Ukrainian drone strikes on Primorsk and Ust‑Luga cut Russian Baltic oil exports by 1.75 million b/d to 2.32 million b/d in the week to 29 March, reducing Moscow's oil revenues by more than US$1 billion. Vessel data show 22 tankers loaded 16.23 million barrels versus 28.5 million barrels the prior week; four‑week average shipments fell to 3.31 million b/d (down 280k b/d). Deliveries to India rose to ~1.7 million b/d in March (from ~1.1 million b/d in February) after US licences for pre‑12 March cargoes, partially offsetting the Baltic shortfall. Expect near‑term Baltic supply disruption to support oil price volatility and pressure Russian export receipts; monitor terminal repair timelines, further strikes, and rerouting to Asian buyers.

Analysis

Recent chokepoint disruptions have created an asymmetric shock to seaborne logistics that disproportionately benefits owners of tonnage and parties that capture time-charter premiums. With cargoes forced to reroute or wait, the marginal economics tilt toward spot-rate-driven earnings — a structural lever for listed tanker owners and ship financiers because charter rates re-price faster than crude valuations. Insurance and bunker-cost inflation are second-order winners: higher premiums and longer voyages increase cash margins for owners able to monetize floating storage or charter-in assets. The shock is likely front-loaded (weeks) but has a path-dependent tail: quick repair and regulatory clearances will normalize flows within a month, whereas escalation or repeat targeting raises the equilibrium cost of Baltic/European export capacity for quarters. That divergence opens a well-defined event window for trades that monetize freight and optionality rather than directional crude exposure.

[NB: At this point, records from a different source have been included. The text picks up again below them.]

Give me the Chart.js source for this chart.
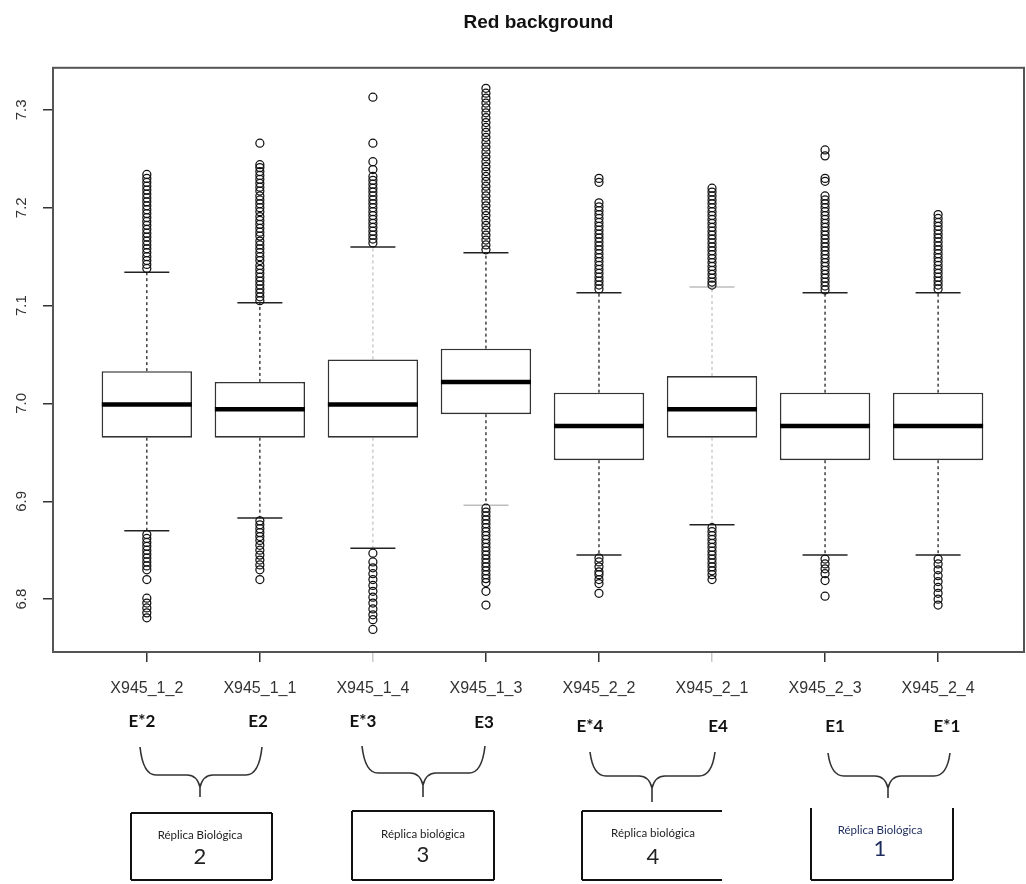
<!DOCTYPE html>
<html>
<head>
<meta charset="utf-8">
<script src="https://cdn.jsdelivr.net/npm/chart.js@4/dist/chart.umd.min.js"></script>
<style>
  html, body { margin: 0; padding: 0; background: #fff; }
  canvas { display: block; }
</style>
</head>
<body>
<canvas id="chart" width="1026" height="884"></canvas>
<script>
// ---- data ----
const categories = ['X945_1_2', 'X945_1_1', 'X945_1_4', 'X945_1_3', 'X945_2_2', 'X945_2_1', 'X945_2_3', 'X945_2_4'];
const whiskerLow  = [6.870, 6.883, 6.852, 6.896, 6.845, 6.876, 6.845, 6.845];
const q1Values    = [6.965, 6.965, 6.965, 6.989, 6.942, 6.965, 6.942, 6.942];
const medianValues = [6.999, 6.994, 6.999, 7.022, 6.977, 6.994, 6.977, 6.977];
const q3Values    = [7.033, 7.022, 7.045, 7.056, 7.011, 7.028, 7.011, 7.011];
const whiskerHigh = [7.134, 7.103, 7.160, 7.154, 7.113, 7.119, 7.113, 7.113];

const outliers1 = [7.234, 7.230, 7.226, 7.222, 7.218, 7.214, 7.210, 7.206, 7.202, 7.198, 7.194, 7.190, 7.186, 7.182, 7.178,
  7.174, 7.170, 7.166, 7.162, 7.158, 7.154, 7.150, 7.146, 7.142, 7.138,
  6.866, 6.862, 6.858, 6.854, 6.850, 6.846, 6.842, 6.838, 6.834, 6.830, 6.820, 6.801, 6.796, 6.791, 6.786, 6.781];
const outliers2 = [7.266, 7.244, 7.241, 7.237, 7.233, 7.229, 7.225, 7.221, 7.217, 7.212, 7.208, 7.204, 7.200, 7.196, 7.191,
  7.187, 7.183, 7.179, 7.175, 7.171, 7.166, 7.162, 7.158, 7.154, 7.150, 7.146, 7.141, 7.137, 7.133, 7.129, 7.125,
  7.121, 7.117, 7.113, 7.109, 7.105,
  6.880, 6.876, 6.872, 6.868, 6.864, 6.860, 6.855, 6.850, 6.845, 6.840, 6.835, 6.830, 6.820];
const outliers3 = [7.313, 7.266, 7.247, 7.239, 7.232, 7.228, 7.224, 7.220, 7.216, 7.212, 7.208, 7.204, 7.200, 7.196, 7.192,
  7.188, 7.184, 7.180, 7.176, 7.172, 7.168, 7.164,
  6.847, 6.838, 6.832, 6.826, 6.820, 6.814, 6.808, 6.802, 6.796, 6.790, 6.784, 6.779, 6.769];
const outliers4 = [7.322, 7.317, 7.312, 7.307, 7.302, 7.297, 7.292, 7.287, 7.282, 7.277, 7.272, 7.267, 7.262, 7.257, 7.252,
  7.247, 7.242, 7.237, 7.232, 7.227, 7.222, 7.217, 7.212, 7.207, 7.202, 7.197, 7.192, 7.187, 7.182, 7.177, 7.172,
  7.167, 7.162, 7.157,
  6.893, 6.889, 6.885, 6.881, 6.877, 6.873, 6.869, 6.865, 6.861, 6.857, 6.853, 6.849, 6.845, 6.841, 6.837, 6.833,
  6.829, 6.825, 6.821, 6.817, 6.808, 6.794];
const outliers5 = [7.230, 7.226, 7.205, 7.201, 7.197, 7.193, 7.189, 7.185, 7.181, 7.177, 7.173, 7.169, 7.165, 7.161, 7.157,
  7.153, 7.149, 7.145, 7.141, 7.137, 7.133, 7.129, 7.125, 7.121, 7.117,
  6.842, 6.838, 6.833, 6.828, 6.825, 6.820, 6.816, 6.806];
const outliers6 = [7.220, 7.216, 7.212, 7.208, 7.204, 7.200, 7.196, 7.192, 7.188, 7.184, 7.180, 7.176, 7.172, 7.168, 7.164,
  7.160, 7.156, 7.152, 7.148, 7.144, 7.140, 7.136, 7.132, 7.128, 7.124, 7.121,
  6.873, 6.869, 6.865, 6.861, 6.857, 6.853, 6.849, 6.845, 6.841, 6.837, 6.833, 6.829, 6.825, 6.820];
const outliers7 = [7.259, 7.253, 7.230, 7.227, 7.212, 7.208, 7.204, 7.200, 7.196, 7.192, 7.188, 7.184, 7.180, 7.176, 7.172,
  7.168, 7.164, 7.160, 7.156, 7.152, 7.148, 7.144, 7.140, 7.136, 7.132, 7.128, 7.124, 7.120, 7.116,
  6.841, 6.836, 6.831, 6.826, 6.819, 6.803];
const outliers8 = [7.193, 7.189, 7.185, 7.181, 7.177, 7.173, 7.169, 7.165, 7.161, 7.157, 7.153, 7.149, 7.145, 7.141, 7.137,
  7.133, 7.129, 7.125, 7.121, 7.117,
  6.841, 6.836, 6.830, 6.824, 6.818, 6.812, 6.806, 6.800, 6.794];

const yTickValues = [6.8, 6.9, 7.0, 7.1, 7.2, 7.3];
const yTickLabels = ['6.8', '6.9', '7.0', '7.1', '7.2', '7.3'];

const pairTags = ['E*2', 'E2', 'E*3', 'E3', 'E*4', 'E4', 'E1', 'E*1'];
const replicaTitles = ['Réplica Biológica', 'Réplica biológica', 'Réplica biológica', 'Réplica Biológica'];
const replicaNumbers = ['2', '3', '4', '1'];

// ---- styling (kept apart from the values) ----
const whiskerShade = ['#222', '#222', '#c4c4c4', '#222', '#222', '#c4c4c4', '#222', '#222'];
const capHighShade = ['#222', '#222', '#222', '#222', '#222', '#bdbdbd', '#222', '#222'];
const capLowShade  = ['#222', '#222', '#222', '#bdbdbd', '#222', '#222', '#222', '#222'];
const xTickShade   = ['#333', '#333', '#c8c8c8', '#333', '#333', '#c8c8c8', '#333', '#333'];

// ---- derived datasets ----
const positions = categories.map((c, i) => i + 1);
const boxData = positions.map((x, i) => ({ x, y: [q1Values[i], q3Values[i]] }));
const medianData = positions.map((x, i) => ({ x, y: medianValues[i] }));
const capHighData = positions.map((x, i) => ({ x, y: whiskerHigh[i] }));
const capLowData = positions.map((x, i) => ({ x, y: whiskerLow[i] }));
const whiskerData = [];
positions.forEach((x, i) => {
  whiskerData.push({ x, y: q3Values[i] }, { x, y: whiskerHigh[i] }, { x, y: null });
  whiskerData.push({ x, y: q1Values[i] }, { x, y: whiskerLow[i] }, { x, y: null });
});
const outlierData = [];
[outliers1, outliers2, outliers3, outliers4, outliers5, outliers6, outliers7, outliers8].forEach((list, i) => {
  list.forEach(v => outlierData.push({ x: i + 1, y: v }));
});

// frame around the plotting region
const frame = {
  id: 'frame',
  afterDatasetsDraw(chart) {
    const { ctx, chartArea: a } = chart;
    ctx.save();
    ctx.strokeStyle = '#555';
    ctx.lineWidth = 2;
    ctx.strokeRect(a.left, a.top, a.right - a.left, a.bottom - a.top);
    ctx.restore();
  }
};

// sample tags, braces and replicate boxes under the axis
const tagLayout = { x: [142, 258, 363, 484, 590, 718, 835, 947], y: [722, 722, 722, 723, 727, 727, 727, 727] };
const braceLayout = [
  { x1: 140, x2: 262, cx: 200, top: 747, mid: 775, tip: 797 },
  { x1: 362, x2: 485, cx: 423, top: 746, mid: 773, tip: 797 },
  { x1: 590, x2: 715, cx: 652, top: 752, mid: 776, tip: 802 },
  { x1: 828, x2: 950, cx: 888, top: 753, mid: 776, tip: 798 }
];
const panelLayout = [
  { left: 131, right: 272, top: 813, bottom: 880, sides: 'tlrb', cx: 200, ty: 835, ny: 857, color: '#222' },
  { left: 352, right: 494, top: 811, bottom: 880, sides: 'tlrb', cx: 423, ty: 834, ny: 855, color: '#222' },
  { left: 582, right: 722, top: 811, bottom: 880, sides: 'tlb', cx: 653, ty: 833, ny: 857, color: '#222' },
  { left: 811, right: 953, top: 808, bottom: 880, sides: 'lrb', cx: 880, ty: 830, ny: 849, color: '#1c2b5e' }
];

function drawBrace(ctx, b) {
  ctx.beginPath();
  ctx.moveTo(b.x1, b.top);
  ctx.quadraticCurveTo(b.x1 + 3, b.mid, b.x1 + 16, b.mid);
  ctx.lineTo(b.cx - 13, b.mid);
  ctx.quadraticCurveTo(b.cx - 3, b.mid, b.cx, b.mid + 12);
  ctx.lineTo(b.cx, b.tip);
  ctx.moveTo(b.x2, b.top);
  ctx.quadraticCurveTo(b.x2 - 3, b.mid, b.x2 - 16, b.mid);
  ctx.lineTo(b.cx + 13, b.mid);
  ctx.quadraticCurveTo(b.cx + 3, b.mid, b.cx, b.mid + 12);
  ctx.stroke();
}

const notes = {
  id: 'replicaNotes',
  afterDraw(chart) {
    const ctx = chart.ctx;
    ctx.save();
    ctx.textAlign = 'center';
    ctx.textBaseline = 'middle';
    ctx.fillStyle = '#111';
    ctx.font = 'bold 17px Lato, "Liberation Sans", sans-serif';
    pairTags.forEach((t, i) => ctx.fillText(t, tagLayout.x[i], tagLayout.y[i]));

    ctx.strokeStyle = '#333';
    ctx.lineWidth = 1.6;
    braceLayout.forEach(b => drawBrace(ctx, b));

    ctx.lineWidth = 2;
    ctx.strokeStyle = '#111';
    panelLayout.forEach((p, i) => {
      ctx.beginPath();
      if (p.sides.includes('t')) { ctx.moveTo(p.left, p.top); ctx.lineTo(p.right, p.top); }
      if (p.sides.includes('l')) { ctx.moveTo(p.left, p.top); ctx.lineTo(p.left, p.bottom); }
      if (p.sides.includes('r')) { ctx.moveTo(p.right, p.top); ctx.lineTo(p.right, p.bottom); }
      if (p.sides.includes('b')) { ctx.moveTo(p.left, p.bottom); ctx.lineTo(p.right, p.bottom); }
      ctx.stroke();
      ctx.fillStyle = p.color;
      ctx.font = '11.5px Lato, "Liberation Sans", sans-serif';
      ctx.fillText(replicaTitles[i], p.cx, p.ty);
      ctx.font = '22px Lato, "Liberation Sans", sans-serif';
      ctx.fillText(replicaNumbers[i], p.cx, p.ny);
    });
    ctx.restore();
  }
};

Chart.defaults.font.family = '"Liberation Sans", Arial, sans-serif';

new Chart(document.getElementById('chart'), {
  type: 'bar',
  data: {
    datasets: [
      {
        type: 'scatter',
        label: 'outliers',
        data: outlierData,
        pointStyle: 'circle',
        pointRadius: 4,
        pointBorderWidth: 1.25,
        pointBorderColor: '#111',
        pointBackgroundColor: 'rgba(0,0,0,0)',
        order: 1
      },
      {
        type: 'scatter',
        label: 'median',
        data: medianData,
        pointStyle: 'line',
        pointRadius: 45,
        pointBorderWidth: 4.5,
        pointBorderColor: '#000',
        order: 2
      },
      {
        type: 'bar',
        label: 'IQR',
        data: boxData,
        backgroundColor: '#fff',
        borderColor: '#333',
        borderWidth: 1.6,
        borderSkipped: false,
        categoryPercentage: 0.8,
        barPercentage: 1,
        order: 3
      },
      {
        type: 'scatter',
        label: 'upper cap',
        data: capHighData,
        pointStyle: 'line',
        pointRadius: 22.5,
        pointBorderWidth: 1.5,
        pointBorderColor: ctx => capHighShade[ctx.dataIndex],
        order: 4
      },
      {
        type: 'scatter',
        label: 'lower cap',
        data: capLowData,
        pointStyle: 'line',
        pointRadius: 22.5,
        pointBorderWidth: 1.5,
        pointBorderColor: ctx => capLowShade[ctx.dataIndex],
        order: 4
      },
      {
        type: 'line',
        label: 'whiskers',
        data: whiskerData,
        borderColor: '#222',
        borderWidth: 1.3,
        borderDash: [3, 3],
        pointRadius: 0,
        spanGaps: false,
        segment: {
          borderColor: ctx => whiskerShade[Math.round(ctx.p0.parsed.x) - 1]
        },
        order: 5
      }
    ]
  },
  options: {
    responsive: false,
    animation: false,
    devicePixelRatio: 1,
    events: [],
    layout: { autoPadding: false, padding: { left: 0, right: 2, top: 0, bottom: 0 } },
    plugins: {
      legend: { display: false },
      tooltip: { enabled: false },
      title: {
        display: true,
        text: 'Red background',
        fullSize: false,
        color: '#111',
        font: { size: 19, weight: 'bold' },
        padding: { top: 11, bottom: 34 }
      }
    },
    scales: {
      x: {
        type: 'linear',
        min: 0.17,
        max: 8.76,
        offset: false,
        border: { display: false },
        grid: {
          offset: false,
          drawOnChartArea: false,
          drawTicks: true,
          tickLength: 10,
          lineWidth: 1.5,
          color: ctx => xTickShade[ctx.index] || '#333'
        },
        afterBuildTicks: scale => { scale.ticks = positions.map(v => ({ value: v })); },
        afterFit: scale => {
          scale.height = 232;
          scale.paddingLeft = 0;
          scale.paddingRight = 0;
        },
        ticks: {
          autoSkip: false,
          maxRotation: 0,
          minRotation: 0,
          padding: 17,
          color: '#333',
          font: { size: 16 },
          callback: (v, i) => categories[i]
        }
      },
      y: {
        type: 'linear',
        min: 6.746,
        max: 7.343,
        border: { display: false },
        grid: {
          drawOnChartArea: false,
          drawTicks: true,
          tickLength: 10,
          lineWidth: 1.5,
          color: '#333'
        },
        afterBuildTicks: scale => { scale.ticks = yTickValues.map(v => ({ value: v })); },
        afterFit: scale => {
          scale.width = 53;
          scale.paddingTop = 0;
          scale.paddingBottom = 0;
        },
        ticks: {
          minRotation: 90,
          maxRotation: 90,
          crossAlign: 'center',
          padding: 11,
          color: '#333',
          font: { size: 15 },
          callback: (v, i) => yTickLabels[i]
        }
      }
    }
  },
  plugins: [frame, notes]
});
</script>
</body>
</html>
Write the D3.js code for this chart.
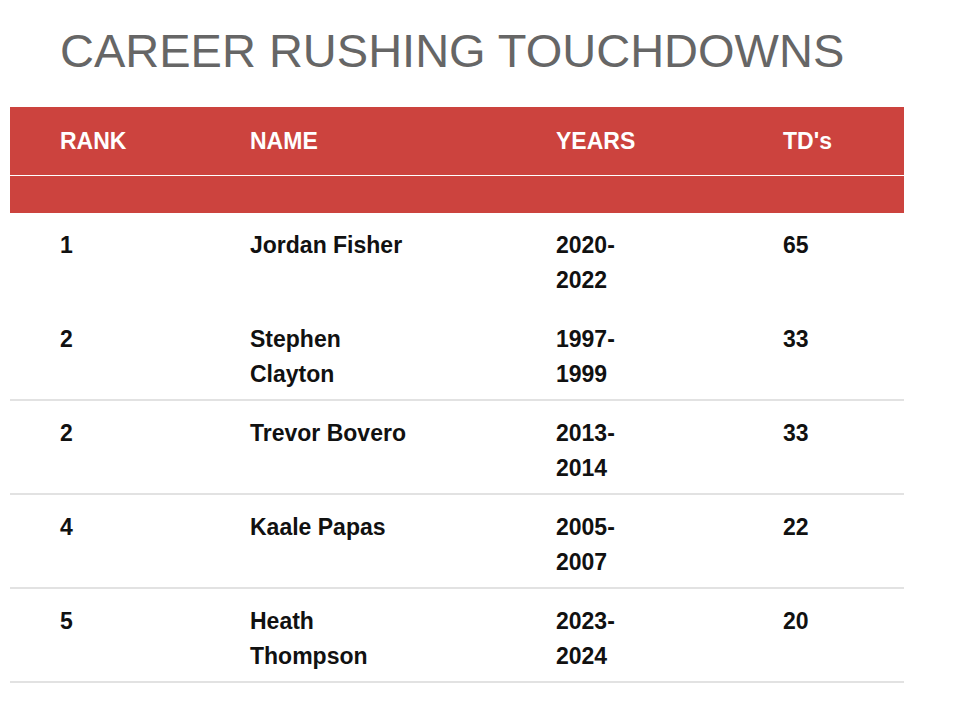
<!DOCTYPE html>
<html><head><meta charset="utf-8">
<script src="https://cdn.jsdelivr.net/npm/d3@7"></script>
<style>body{margin:0;background:#fff}</style>
</head><body><svg id="c" width="960" height="708"></svg>
<script>
const title = "CAREER RUSHING TOUCHDOWNS";
const headers = ["RANK", "NAME", "YEARS", "TD's"];
const ranks = ["1", "2", "2", "4", "5"];
const names = ["Jordan Fisher", "Stephen\nClayton", "Trevor Bovero", "Kaale Papas", "Heath\nThompson"];
const years = ["2020-\n2022", "1997-\n1999", "2013-\n2014", "2005-\n2007", "2023-\n2024"];
const tds = [65, 33, 33, 22, 20];

const svg = d3.select("#c");
const font = "Liberation Sans, Arial, sans-serif";
svg.append("text").attr("x", 60).attr("y", 67).text(title)
  .attr("font-family", font).attr("font-size", 47).attr("fill", "#666");

const left = 10, right = 904;
const colX = d3.scaleOrdinal().domain(headers).range([60, 250, 556, 783]);
svg.append("rect").attr("x", left).attr("y", 107).attr("width", right - left).attr("height", 68).attr("fill", "#cc433e");
svg.append("rect").attr("x", left).attr("y", 176).attr("width", right - left).attr("height", 37).attr("fill", "#cc433e");
headers.forEach(h => svg.append("text").attr("x", colX(h)).attr("y", 149).text(h)
  .attr("font-family", font).attr("font-weight", "bold").attr("font-size", 23).attr("fill", "#fff"));

const rows = ranks.map((r, i) => [r, names[i], years[i], String(tds[i])]);
const rowY = d3.scaleBand().domain(d3.range(rows.length)).range([212, 682]);
rows.forEach((row, i) => {
  const y0 = rowY(i);
  row.forEach((cell, j) => {
    const t = svg.append("text").attr("font-family", font).attr("font-weight", "bold")
      .attr("font-size", 23).attr("fill", "#111");
    cell.split("\n").forEach((ln, k) => t.append("tspan").attr("x", colX(headers[j]))
      .attr("y", y0 + 41 + k * 35).text(ln));
  });
  if (i > 0) svg.append("line").attr("x1", left).attr("x2", right)
    .attr("y1", y0 + rowY.bandwidth()).attr("y2", y0 + rowY.bandwidth())
    .attr("stroke", "#d9d9d9").attr("stroke-width", 1.5);
});
</script></body></html>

Equally important, importers with flexibility (significant Indian/Asian buyers) gain bargaining leverage that can compress Russian revenue per barrel even if gross volumes normalize. Consensus tends to focus on headline oil-volume lost; the underappreciated transmission is in the logistics chain — spike in spot tanker rates, rise in floating storage premiums, and transient contango dynamics. These are volatile, mean-reverting opportunities: mean reversion could be rapid once normal loading resumes, so position sizing must assume a high probability (30–50%) of near-term reversal. Monitor 4-week rolling flow metrics and insurance premium notices as the primary trade triggers and stop-loss signalers.